Ifrane lies on the edge of a forest and at the foot of an ancient volcano. The town is atypical of Morocco, not least because of its red-tile chalet-style architecture, a legacy of the colonial period, when in the 1930s the French fashioned tree-lined streets, lakes and elaborate parks as a reminder of home. The town is also atypical because it rides along on a tourist economy, winter and summer, and because it is home to Al Akhawayn University of Ifrane, a small, select, American-style school of 1,200 students.
Last Friday, the imam at the university gave his Friday khutbah, or sermon, and addressed the issue of the cartoons. "I was afraid he might put more gas on the fire and trigger protests," says Bouziane Zaid, an associate professor of communications. "But he didn't do that at all. He gave a message of love and peace and said simply that the best way to defend the Prophet is to obey him, follow his example, and be kind to others."
Zaid adds that the imam also mentioned something Zaid and many people he knows have come to believe -- that these cartoons are all part of a war against Islam, which has greatly intensified since 9/11.

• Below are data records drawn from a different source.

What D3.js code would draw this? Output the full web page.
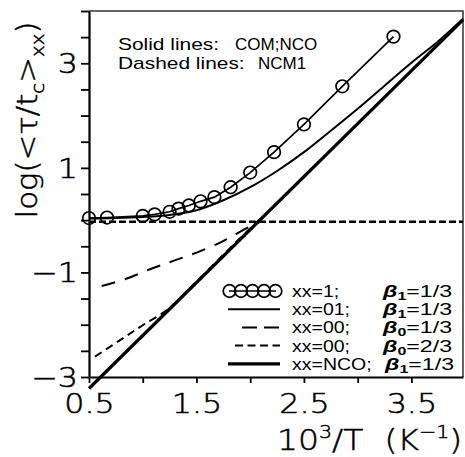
<!DOCTYPE html>
<html>
<head>
<meta charset="utf-8">
<script src="https://cdn.jsdelivr.net/npm/d3@7"></script>
<style>
  body { margin: 0; background: #fff; }
  text { fill: #000; white-space: pre; }
  .big { font-family: "DejaVu Sans", sans-serif; font-weight: 200; stroke: #000; stroke-width: 0.5; }
  .small { font-family: "Liberation Sans", Arial, sans-serif; }
</style>
</head>
<body>
<div id="plot"></div>
<script>
// data (x = 10^3/T, y = log <tau/tc>)
const invT = [0.5, 0.667, 1.0, 1.111, 1.25, 1.333, 1.429, 1.538, 1.667, 1.818, 2.0, 2.222, 2.5, 2.857, 3.333];
const logTau1 = [0.04, 0.05, 0.08, 0.11, 0.16, 0.22, 0.28, 0.36, 0.44, 0.63, 0.91, 1.30, 1.83, 2.56, 3.51];

const x01 = [0.5, 0.75, 1.0, 1.25, 1.5, 1.75, 2.0, 2.25, 2.5, 2.75, 3.0, 3.25, 3.5, 3.75, 3.98];
const logTau01 = [0.03, 0.04, 0.06, 0.10, 0.19, 0.38, 0.63, 0.94, 1.30, 1.71, 2.13, 2.57, 3.01, 3.42, 3.85];

const x00a = [0.618, 0.835, 1.067, 1.284, 1.502, 1.72, 1.812, 2.01, 2.107];
const logTau00a = [-1.26, -1.13, -0.94, -0.78, -0.62, -0.43, -0.33, -0.11, -0.02];

const x00b = [0.556, 0.8, 1.0, 1.238, 1.4, 1.6, 1.8, 2.0, 2.107];
const logTau00b = [-2.61, -2.28, -2.01, -1.70, -1.38, -0.97, -0.56, -0.16, 0.05];

const xFlat = [0.5, 3.98];
const logTauFlat = [-0.03, -0.03];

const xNco = [0.5, 3.98];
const logTauNco = [-3.22, 3.83];

const xTicks = [0.5, 1, 1.5, 2, 2.5, 3, 3.5];
const xLabels = [0.5, 1.5, 2.5, 3.5];
const yTicks = d3.range(-3, 4.001, 0.5);
const yLabels = [3, 1, -1, -3];

const legendRows = [
  { xx: "xx=1;", beta: "1", val: "1/3" },
  { xx: "xx=01;", beta: "1", val: "1/3" },
  { xx: "xx=00;", beta: "0", val: "1/3" },
  { xx: "xx=00;", beta: "0", val: "2/3" },
  { xx: "xx=NCO;", beta: "1", val: "1/3" }
];

const width = 465, height = 457;
const margin = { top: 11, right: 2, bottom: 80, left: 89 };

const svg = d3.select("#plot").append("svg")
    .attr("width", width)
    .attr("height", height);

const x = d3.scaleLinear().domain([0.5, 3.98]).range([margin.left, width - margin.right]);
const y = d3.scaleLinear().domain([-3, 4]).range([height - margin.bottom, margin.top]);

const zip = (xs, ys) => xs.map((d, i) => [d, ys[i]]);
const line = d3.line().x(d => x(d[0])).y(d => y(d[1]));
const curve = d3.line().x(d => x(d[0])).y(d => y(d[1])).curve(d3.curveCatmullRom);

// frame (top and right)
svg.append("path")
    .attr("d", `M${x(0.5)},${y(4)}H${x(3.98)}V${y(-3)}`)
    .attr("fill", "none")
    .attr("stroke", "#333")
    .attr("stroke-width", 1.5);

// axes
const xAxis = svg.append("g")
    .attr("transform", `translate(0,${y(-3)})`)
    .call(d3.axisBottom(x).tickValues(xTicks).tickSize(6).tickSizeOuter(0)
        .tickFormat(d => xLabels.includes(d) ? d3.format(".1f")(d) : ""));
const yAxis = svg.append("g")
    .attr("transform", `translate(${x(0.5)},0)`)
    .call(d3.axisLeft(y).tickValues(yTicks).tickSize(8).tickSizeOuter(0)
        .tickFormat(d => yLabels.includes(d) ? d3.format("d")(d) : ""));

[xAxis, yAxis].forEach(g => {
  g.attr("font-family", null);
  g.select(".domain").attr("stroke-width", 2.2);
  g.selectAll(".tick line").attr("stroke-width", 1.8);
  g.selectAll("text").attr("class", "big").style("font-size", "26px").attr("fill", "#000");
});
xAxis.selectAll("text").attr("y", null).attr("dy", null)
    .attr("transform", "translate(0,36) scale(1.22,1)");
yAxis.selectAll("text").attr("x", null).attr("dy", "0.36em")
    .attr("transform", "translate(-11,0) scale(1.22,1)");

// axis titles
const xt = svg.append("text").attr("class", "big")
    .attr("transform", "translate(277,450) scale(1.14,1)")
    .style("font-size", "29px");
xt.append("tspan").text("10");
xt.append("tspan").attr("dy", -12).style("font-size", "18px").text("3");
xt.append("tspan").attr("dy", 12).text("/T  (K");
xt.append("tspan").attr("dy", -12).style("font-size", "18px").text("\u22121");
xt.append("tspan").attr("dy", 12).text(")");

const yt = svg.append("text").attr("class", "big")
    .attr("transform", "translate(37,120) rotate(-90) scale(1.1,1)")
    .attr("text-anchor", "middle")
    .style("font-size", "28px");
yt.append("tspan").text("log(<\u03c4/t");
yt.append("tspan").attr("dy", 7).style("font-size", "18px").text("c");
yt.append("tspan").attr("dy", -7).text(">");
yt.append("tspan").attr("dy", 7).style("font-size", "18px").text("xx");
yt.append("tspan").attr("dy", -7).text(")");

// annotation
const note = [["Solid lines:", "COM;NCO", 50, 235], ["Dashed lines:", "NCM1", 69, 258]];
note.forEach(n => {
  svg.append("text").attr("class", "small").attr("transform", `translate(118,${n[2]}) scale(1.23,1)`)
      .style("font-size", "17px").text(n[0]);
  svg.append("text").attr("class", "small").attr("transform", `translate(${n[3]},${n[2]}) scale(1.0,1)`)
      .style("font-size", "17px").text(n[1]);
});

// series
svg.append("path").datum(zip(xFlat, logTauFlat)).attr("d", line)
    .attr("fill", "none").attr("stroke", "#000").attr("stroke-width", 2.4)
    .attr("stroke-dasharray", "7,3");
svg.append("path").datum(zip(x00a, logTau00a)).attr("d", curve)
    .attr("fill", "none").attr("stroke", "#000").attr("stroke-width", 2)
    .attr("stroke-dasharray", "14,10");
svg.append("path").datum(zip(x00b, logTau00b)).attr("d", curve)
    .attr("fill", "none").attr("stroke", "#000").attr("stroke-width", 2)
    .attr("stroke-dasharray", "8,5");
svg.append("path").datum(zip(x01, logTau01)).attr("d", curve)
    .attr("fill", "none").attr("stroke", "#000").attr("stroke-width", 2);
svg.append("path").datum(zip(xNco, logTauNco)).attr("d", line)
    .attr("fill", "none").attr("stroke", "#000").attr("stroke-width", 3.2);
svg.append("path").datum(zip(invT, logTau1)).attr("d", line)
    .attr("fill", "none").attr("stroke", "#000").attr("stroke-width", 1.7);
svg.selectAll("circle.pt").data(zip(invT, logTau1)).join("circle")
    .attr("class", "pt")
    .attr("cx", d => x(d[0])).attr("cy", d => y(d[1])).attr("r", 6.3)
    .attr("fill", "none").attr("stroke", "#000").attr("stroke-width", 1.7);

// legend
const lg = svg.append("g");
const rowY = i => 291 + i * 18.2;
const samples = [
  { w: 1.7, dash: null, x0: 229, x1: 276 },
  { w: 2, dash: null, x0: 228, x1: 280 },
  { w: 2, dash: "15,7", x0: 242, x1: 280 },
  { w: 2, dash: "8,4.5", x0: 235, x1: 280 },
  { w: 3.2, dash: null, x0: 228, x1: 280 }
];
legendRows.forEach((r, i) => {
  const s = samples[i];
  lg.append("line").attr("x1", s.x0).attr("x2", s.x1)
      .attr("y1", rowY(i)).attr("y2", rowY(i))
      .attr("stroke", "#000").attr("stroke-width", s.w)
      .attr("stroke-dasharray", s.dash);
  if (i === 0) {
    lg.selectAll("circle.lg").data(d3.range(5)).join("circle")
        .attr("class", "lg")
        .attr("cx", k => 229.5 + k * 11.5).attr("cy", rowY(0)).attr("r", 6.3)
        .attr("fill", "none").attr("stroke", "#000").attr("stroke-width", 1.7);
  }
  lg.append("text").attr("class", "small").attr("transform", `translate(292,${rowY(i) + 6}) scale(1.22,1)`)
      .style("font-size", "16px").text(r.xx);
  const b = lg.append("text").attr("class", "small")
      .attr("transform", `translate(${i === 4 ? 385 : 383},${rowY(i) + 6}) scale(1.45,1)`)
      .style("font-size", "16px");
  b.append("tspan").style("font-weight", "bold").style("font-style", "italic").text("\u03b2");
  b.append("tspan").attr("dy", 3).style("font-size", "11px").style("font-weight", "bold").text(r.beta);
  b.append("tspan").attr("dy", -3).text("=" + r.val);
});
</script>
</body>
</html>
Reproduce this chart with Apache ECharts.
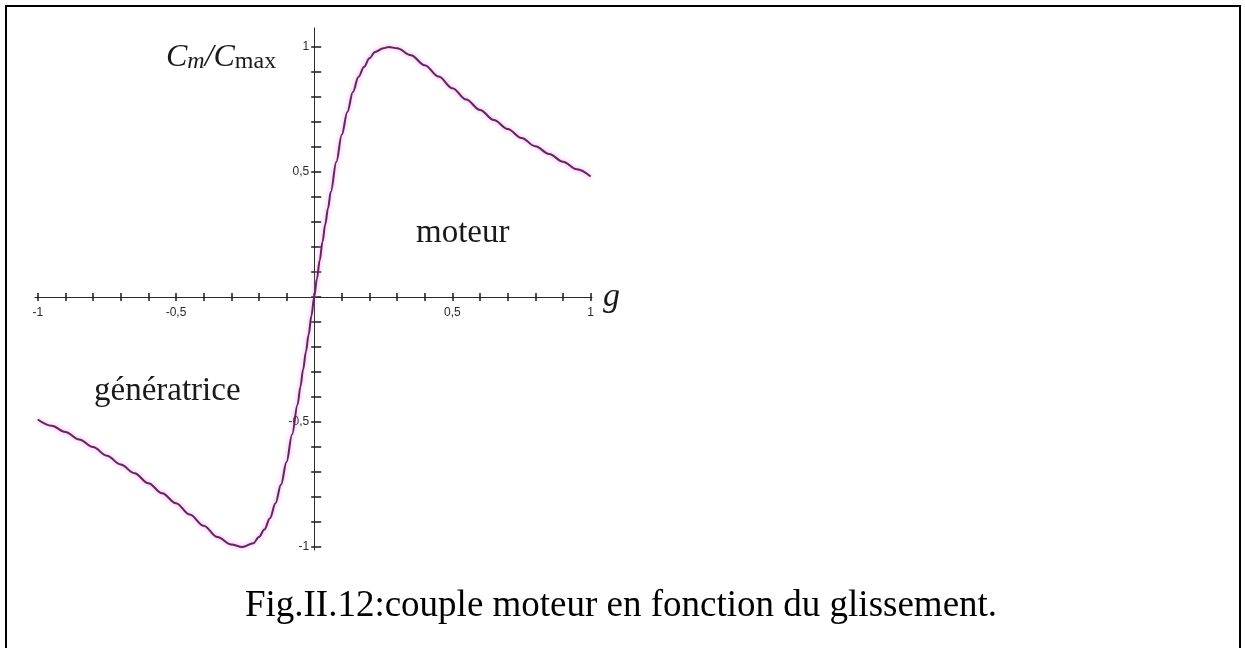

In Morocco, the Friday sermons are orchestrated. This is in keeping with the patriarchal nature of the country. Each week, every imam receives the same talking points from the Ministry of Religious Affairs, and these points form the basis of the Friday khutbah. This is not only a way to influence public opinion on worldly matters but also a way to tune the country theologically to what the highest-ranking religious leaders think is most significant.
The official line in Morocco regarding the Mohammed cartoons was delivered last weekend by Le Conseil Supérieur des Oulemas, the supreme council of imams, which is presided over by King Mohammed VI himself. A council statement condemned the cartoons and exhorted "les sages et les décideurs" to protect liberty and moral values from the menaces of irresponsibility, hatred, rancor, perfidy and bad taste. That reference to the "wise ones and decision makers" to maintain official standards is no doubt a diktat to the media. In Morocco, there is no divide between the government and the press.
In 2003, a journalist was given a three-year prison sentence for insulting the king with satirical cartoons and articles. Reporters Without Borders, an international watchdog group, states that TelQuel, one of Morocco's only publications that does in-depth reporting, faces continual harassment from Moroccan courts.
Ali Bouzerda, a spokesman for the government station TVM, puts the cartoon controversy this way. He says he is speaking only for himself. "The government is saying we cannot accept this, and we want to send a signal to the Western media that freedom of the press is OK, and we understand that the Danish government can't dictate to newspapers, but people in authority need to consider the effects of irresponsibility and hatred.
"At the heart of this discussion is the feeling that America is trying to divide the world into two parts, Christian and Islamic, and now mythologies are being spread, so that everything that is part of Islam is bad, and every Muslim is a terrorist. This is the West's caricature of the Middle East."
I speak to several men from Ifrane and the surrounding area, all professionals. One is an architect; another, a contractor; and a third, a former muqaddim, that odd civic player first developed by the French as an informer, who serves as an intermediary between the local government and the people. His job is to know everyone in a town or district, resolve small problems, and report suspicious activities to the governor, who may then make a report to the Ministry of the Interior in the capital.
The men ask not to be identified. That's typical of people in all professions, including academia. There is a fear of being noticed and identified with a viewpoint, and perhaps questioned by police, a legacy of les années de plomb, when, between 1956 and 1999, some 50,000 people were imprisoned, detained, murdered or raped, or simply disappeared. Even with a truth commission, old habits of fear linger.
The men all agree that it is critical for Muslims to react to the insulting cartoons so that in the future the West might think more in terms of responsibilities than rights. They wouldn't go so far as the Lebanese cleric who suggested that had the fatwa against author Salman Rushdie been carried out, this would all never have happened. But, they say, "a warning shot is required."
They say the only way to resolve the situation is for the Scandanavian countries, where the cartoons first appeared, to apologize. As for the separation between government and the press, one of the men replies, "It is like you have a family with four children, and one of them is bad and one day he does some damage to a neighbor. The only way to resolve that is for the father and the three good children to go and apologize. You see, the father is like the government, and the press is like the errant boy."
One man explains that in the Sunnah, the second most authoritative source after the Koran, the hadith says that if the Prophet is profaned, the perpetrator must apologize or be killed. "It's like this," he says. "It can't be changed."